## Exercise task
Begin with the line that contains "Output the LaTeX" and end with the line that contains "(maker) at (730,290)": copy that span of lines exactly, and nothing outside it.
***
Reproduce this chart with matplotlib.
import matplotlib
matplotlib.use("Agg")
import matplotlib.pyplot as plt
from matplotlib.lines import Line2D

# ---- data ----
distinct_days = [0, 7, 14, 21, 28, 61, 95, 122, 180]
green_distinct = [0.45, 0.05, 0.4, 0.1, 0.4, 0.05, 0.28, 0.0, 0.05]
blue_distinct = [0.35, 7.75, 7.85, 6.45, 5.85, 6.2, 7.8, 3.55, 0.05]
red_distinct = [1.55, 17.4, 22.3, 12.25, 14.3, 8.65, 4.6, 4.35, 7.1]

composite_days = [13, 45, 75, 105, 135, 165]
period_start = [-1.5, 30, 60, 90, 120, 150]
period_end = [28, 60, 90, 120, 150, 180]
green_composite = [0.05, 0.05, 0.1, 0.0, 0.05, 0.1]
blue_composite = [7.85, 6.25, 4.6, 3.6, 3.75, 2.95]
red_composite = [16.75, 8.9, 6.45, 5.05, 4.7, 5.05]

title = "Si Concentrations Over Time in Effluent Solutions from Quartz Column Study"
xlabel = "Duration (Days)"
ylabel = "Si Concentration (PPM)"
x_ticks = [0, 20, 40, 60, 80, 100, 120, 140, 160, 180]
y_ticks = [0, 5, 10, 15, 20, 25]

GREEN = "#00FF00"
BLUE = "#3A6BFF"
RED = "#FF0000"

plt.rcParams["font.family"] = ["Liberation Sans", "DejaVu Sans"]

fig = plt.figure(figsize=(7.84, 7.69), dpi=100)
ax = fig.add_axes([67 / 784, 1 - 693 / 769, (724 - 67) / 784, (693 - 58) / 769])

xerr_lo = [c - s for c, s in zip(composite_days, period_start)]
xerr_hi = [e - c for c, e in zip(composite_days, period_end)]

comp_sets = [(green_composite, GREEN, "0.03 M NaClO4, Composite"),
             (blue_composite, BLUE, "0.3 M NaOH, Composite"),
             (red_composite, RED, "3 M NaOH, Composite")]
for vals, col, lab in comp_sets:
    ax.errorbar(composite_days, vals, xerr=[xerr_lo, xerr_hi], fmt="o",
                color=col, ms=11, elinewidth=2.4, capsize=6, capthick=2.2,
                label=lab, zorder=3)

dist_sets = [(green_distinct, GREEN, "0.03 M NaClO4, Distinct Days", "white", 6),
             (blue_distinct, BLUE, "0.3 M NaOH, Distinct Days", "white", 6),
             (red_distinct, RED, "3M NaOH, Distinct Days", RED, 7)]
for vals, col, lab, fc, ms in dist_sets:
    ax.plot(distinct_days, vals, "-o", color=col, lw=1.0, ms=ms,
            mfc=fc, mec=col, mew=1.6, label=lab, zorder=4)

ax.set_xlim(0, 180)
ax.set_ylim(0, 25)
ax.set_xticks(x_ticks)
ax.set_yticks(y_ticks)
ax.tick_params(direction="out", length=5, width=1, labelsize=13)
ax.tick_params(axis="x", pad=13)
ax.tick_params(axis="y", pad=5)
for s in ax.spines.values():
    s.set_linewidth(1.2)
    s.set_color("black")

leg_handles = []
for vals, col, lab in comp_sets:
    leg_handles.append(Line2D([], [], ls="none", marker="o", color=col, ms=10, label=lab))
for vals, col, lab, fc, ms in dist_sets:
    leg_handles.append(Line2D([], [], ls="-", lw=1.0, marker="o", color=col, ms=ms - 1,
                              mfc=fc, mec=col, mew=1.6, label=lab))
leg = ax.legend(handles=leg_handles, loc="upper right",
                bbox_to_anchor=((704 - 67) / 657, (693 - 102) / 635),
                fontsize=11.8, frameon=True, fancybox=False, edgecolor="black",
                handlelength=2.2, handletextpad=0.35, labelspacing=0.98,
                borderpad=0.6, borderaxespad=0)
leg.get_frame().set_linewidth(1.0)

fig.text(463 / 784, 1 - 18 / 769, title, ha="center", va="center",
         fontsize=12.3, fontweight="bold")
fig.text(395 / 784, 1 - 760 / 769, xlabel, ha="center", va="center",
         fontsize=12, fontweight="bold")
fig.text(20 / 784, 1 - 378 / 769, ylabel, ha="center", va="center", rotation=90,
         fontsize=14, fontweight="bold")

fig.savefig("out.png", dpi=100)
***
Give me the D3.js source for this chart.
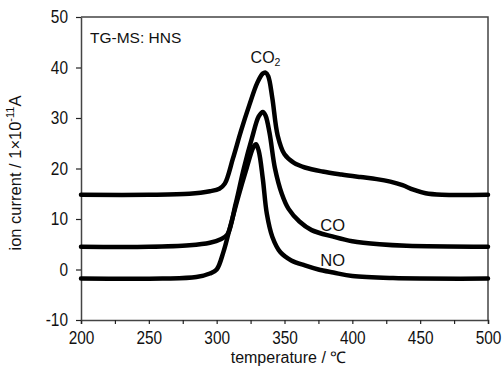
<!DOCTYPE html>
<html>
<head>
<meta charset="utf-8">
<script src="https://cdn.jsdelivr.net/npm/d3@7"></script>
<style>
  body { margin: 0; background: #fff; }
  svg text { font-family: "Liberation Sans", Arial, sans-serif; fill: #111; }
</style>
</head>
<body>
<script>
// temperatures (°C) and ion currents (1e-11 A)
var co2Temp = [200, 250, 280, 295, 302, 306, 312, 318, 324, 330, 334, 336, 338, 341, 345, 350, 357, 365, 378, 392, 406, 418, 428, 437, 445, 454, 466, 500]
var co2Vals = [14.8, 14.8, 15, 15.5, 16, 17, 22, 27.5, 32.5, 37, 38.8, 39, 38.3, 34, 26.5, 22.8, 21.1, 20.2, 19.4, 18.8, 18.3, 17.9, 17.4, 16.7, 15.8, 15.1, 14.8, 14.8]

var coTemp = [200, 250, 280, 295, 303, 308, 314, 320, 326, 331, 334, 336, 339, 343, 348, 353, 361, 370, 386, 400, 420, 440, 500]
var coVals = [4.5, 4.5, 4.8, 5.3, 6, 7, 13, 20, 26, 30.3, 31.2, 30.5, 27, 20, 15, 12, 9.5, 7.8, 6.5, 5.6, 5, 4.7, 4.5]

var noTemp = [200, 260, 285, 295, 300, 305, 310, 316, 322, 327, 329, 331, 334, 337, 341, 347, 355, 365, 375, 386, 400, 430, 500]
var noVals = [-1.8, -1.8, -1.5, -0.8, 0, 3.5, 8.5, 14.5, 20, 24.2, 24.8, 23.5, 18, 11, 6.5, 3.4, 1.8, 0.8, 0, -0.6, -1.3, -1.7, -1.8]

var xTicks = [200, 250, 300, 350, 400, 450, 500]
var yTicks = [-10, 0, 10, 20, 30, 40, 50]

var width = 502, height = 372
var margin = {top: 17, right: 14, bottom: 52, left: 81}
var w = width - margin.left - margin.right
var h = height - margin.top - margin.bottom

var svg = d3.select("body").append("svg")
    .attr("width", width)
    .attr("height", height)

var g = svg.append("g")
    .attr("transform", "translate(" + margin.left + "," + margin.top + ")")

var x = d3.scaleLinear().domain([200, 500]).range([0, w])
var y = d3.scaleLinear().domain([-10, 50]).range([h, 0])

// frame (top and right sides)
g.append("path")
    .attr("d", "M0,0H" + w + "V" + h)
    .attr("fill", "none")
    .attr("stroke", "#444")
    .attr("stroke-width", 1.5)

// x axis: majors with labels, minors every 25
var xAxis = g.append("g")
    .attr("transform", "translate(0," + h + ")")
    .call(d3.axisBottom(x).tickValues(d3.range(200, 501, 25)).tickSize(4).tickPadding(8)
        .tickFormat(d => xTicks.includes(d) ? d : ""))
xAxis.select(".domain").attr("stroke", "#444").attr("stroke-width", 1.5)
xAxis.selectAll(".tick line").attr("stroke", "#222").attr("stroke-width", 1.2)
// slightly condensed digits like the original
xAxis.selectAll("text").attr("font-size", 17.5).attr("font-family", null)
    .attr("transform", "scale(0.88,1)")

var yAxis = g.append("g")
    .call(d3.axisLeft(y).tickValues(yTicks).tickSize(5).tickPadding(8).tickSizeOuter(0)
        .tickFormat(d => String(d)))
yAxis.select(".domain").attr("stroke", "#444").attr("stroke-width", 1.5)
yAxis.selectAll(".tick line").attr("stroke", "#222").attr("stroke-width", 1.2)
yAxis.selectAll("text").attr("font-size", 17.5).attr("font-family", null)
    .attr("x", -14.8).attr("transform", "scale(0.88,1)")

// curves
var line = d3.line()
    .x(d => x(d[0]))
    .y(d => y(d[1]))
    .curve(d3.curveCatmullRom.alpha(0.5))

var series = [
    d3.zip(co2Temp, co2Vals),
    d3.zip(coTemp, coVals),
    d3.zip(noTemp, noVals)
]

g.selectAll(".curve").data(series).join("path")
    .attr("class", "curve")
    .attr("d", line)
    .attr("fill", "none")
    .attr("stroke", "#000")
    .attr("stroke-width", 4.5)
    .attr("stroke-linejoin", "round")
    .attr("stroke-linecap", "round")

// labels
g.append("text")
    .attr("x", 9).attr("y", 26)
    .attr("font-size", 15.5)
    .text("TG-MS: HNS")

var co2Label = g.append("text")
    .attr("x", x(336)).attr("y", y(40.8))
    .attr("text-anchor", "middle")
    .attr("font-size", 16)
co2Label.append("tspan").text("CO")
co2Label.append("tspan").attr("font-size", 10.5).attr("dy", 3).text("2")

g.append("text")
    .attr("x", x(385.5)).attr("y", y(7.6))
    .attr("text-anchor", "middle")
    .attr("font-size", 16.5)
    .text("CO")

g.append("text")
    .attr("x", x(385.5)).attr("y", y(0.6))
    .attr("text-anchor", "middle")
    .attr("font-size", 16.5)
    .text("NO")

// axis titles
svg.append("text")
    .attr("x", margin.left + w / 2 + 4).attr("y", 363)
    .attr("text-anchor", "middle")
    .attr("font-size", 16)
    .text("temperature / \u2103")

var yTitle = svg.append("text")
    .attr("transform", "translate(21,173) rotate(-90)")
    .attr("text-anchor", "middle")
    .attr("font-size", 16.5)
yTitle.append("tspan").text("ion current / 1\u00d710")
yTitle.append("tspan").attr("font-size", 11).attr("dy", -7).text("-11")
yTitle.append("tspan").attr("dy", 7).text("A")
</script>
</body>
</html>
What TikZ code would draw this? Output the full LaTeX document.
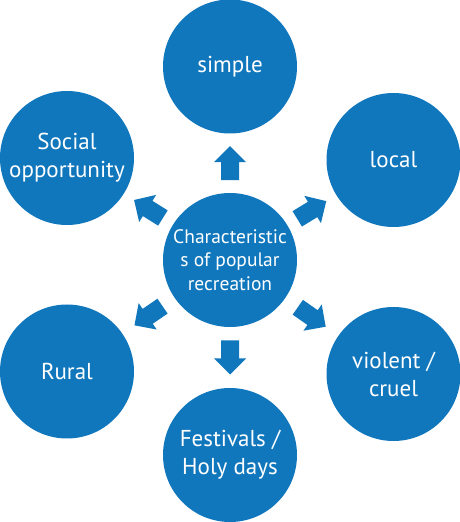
***
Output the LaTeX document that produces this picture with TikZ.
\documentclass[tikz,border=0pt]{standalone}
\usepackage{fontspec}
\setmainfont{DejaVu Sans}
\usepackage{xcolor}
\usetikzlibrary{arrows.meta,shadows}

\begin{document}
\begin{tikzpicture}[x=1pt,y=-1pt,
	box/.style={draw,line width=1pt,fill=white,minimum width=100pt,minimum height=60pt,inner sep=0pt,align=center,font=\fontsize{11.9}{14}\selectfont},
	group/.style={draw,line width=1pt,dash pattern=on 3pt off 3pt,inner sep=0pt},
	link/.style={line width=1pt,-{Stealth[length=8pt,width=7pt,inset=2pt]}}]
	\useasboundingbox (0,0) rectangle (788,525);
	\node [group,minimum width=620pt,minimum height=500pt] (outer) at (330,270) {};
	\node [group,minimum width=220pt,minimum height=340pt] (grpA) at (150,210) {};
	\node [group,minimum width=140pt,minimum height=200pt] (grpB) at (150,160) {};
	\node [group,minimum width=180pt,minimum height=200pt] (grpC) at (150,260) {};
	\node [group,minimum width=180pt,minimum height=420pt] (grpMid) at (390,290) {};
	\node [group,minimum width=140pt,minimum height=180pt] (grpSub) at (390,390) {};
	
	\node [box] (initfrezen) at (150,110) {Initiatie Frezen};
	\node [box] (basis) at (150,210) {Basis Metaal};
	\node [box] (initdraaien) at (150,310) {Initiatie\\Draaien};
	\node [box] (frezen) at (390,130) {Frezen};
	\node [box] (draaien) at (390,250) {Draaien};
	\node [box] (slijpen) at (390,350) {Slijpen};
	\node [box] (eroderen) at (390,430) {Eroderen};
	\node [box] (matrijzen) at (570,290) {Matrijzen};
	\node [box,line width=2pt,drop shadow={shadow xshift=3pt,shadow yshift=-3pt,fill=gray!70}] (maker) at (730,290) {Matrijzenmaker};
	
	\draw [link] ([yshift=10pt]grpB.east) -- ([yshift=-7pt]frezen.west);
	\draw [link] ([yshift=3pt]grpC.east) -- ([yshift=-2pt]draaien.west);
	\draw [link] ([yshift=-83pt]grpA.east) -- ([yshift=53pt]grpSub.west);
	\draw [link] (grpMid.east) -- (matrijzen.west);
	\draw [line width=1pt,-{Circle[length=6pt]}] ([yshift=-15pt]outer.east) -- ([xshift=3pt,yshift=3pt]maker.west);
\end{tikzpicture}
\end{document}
***
## Result of this exercise
Output the LaTeX document that produces this picture with TikZ.
\documentclass[tikz,border=0pt]{standalone}
\usepackage{fontspec}
\setmainfont{DejaVu Sans}
\usepackage{xcolor}
\usetikzlibrary{arrows.meta,shadows}

\begin{document}
\begin{tikzpicture}[x=1pt,y=-1pt,
	box/.style={draw,line width=1pt,fill=white,minimum width=100pt,minimum height=60pt,inner sep=0pt,align=center,font=\fontsize{11.9}{14}\selectfont},
	group/.style={draw,line width=1pt,dash pattern=on 3pt off 3pt,inner sep=0pt},
	link/.style={line width=1pt,-{Stealth[length=8pt,width=7pt,inset=2pt]}}]
	\useasboundingbox (0,0) rectangle (788,525);
	\node [group,minimum width=620pt,minimum height=500pt] (outer) at (330,270) {};
	\node [group,minimum width=220pt,minimum height=340pt] (grpA) at (150,210) {};
	\node [group,minimum width=140pt,minimum height=200pt] (grpB) at (150,160) {};
	\node [group,minimum width=180pt,minimum height=200pt] (grpC) at (150,260) {};
	\node [group,minimum width=180pt,minimum height=420pt] (grpMid) at (390,290) {};
	\node [group,minimum width=140pt,minimum height=180pt] (grpSub) at (390,390) {};
	
	\node [box] (initfrezen) at (150,110) {Initiatie Frezen};
	\node [box] (basis) at (150,210) {Basis Metaal};
	\node [box] (initdraaien) at (150,310) {Initiatie\\Draaien};
	\node [box] (frezen) at (390,130) {Frezen};
	\node [box] (draaien) at (390,250) {Draaien};
	\node [box] (slijpen) at (390,350) {Slijpen};
	\node [box] (eroderen) at (390,430) {Eroderen};
	\node [box] (matrijzen) at (570,290) {Matrijzen};
	\node [box,line width=2pt,drop shadow={shadow xshift=3pt,shadow yshift=-3pt,fill=gray!70}] (maker) at (730,290) {Matrijzenmaker};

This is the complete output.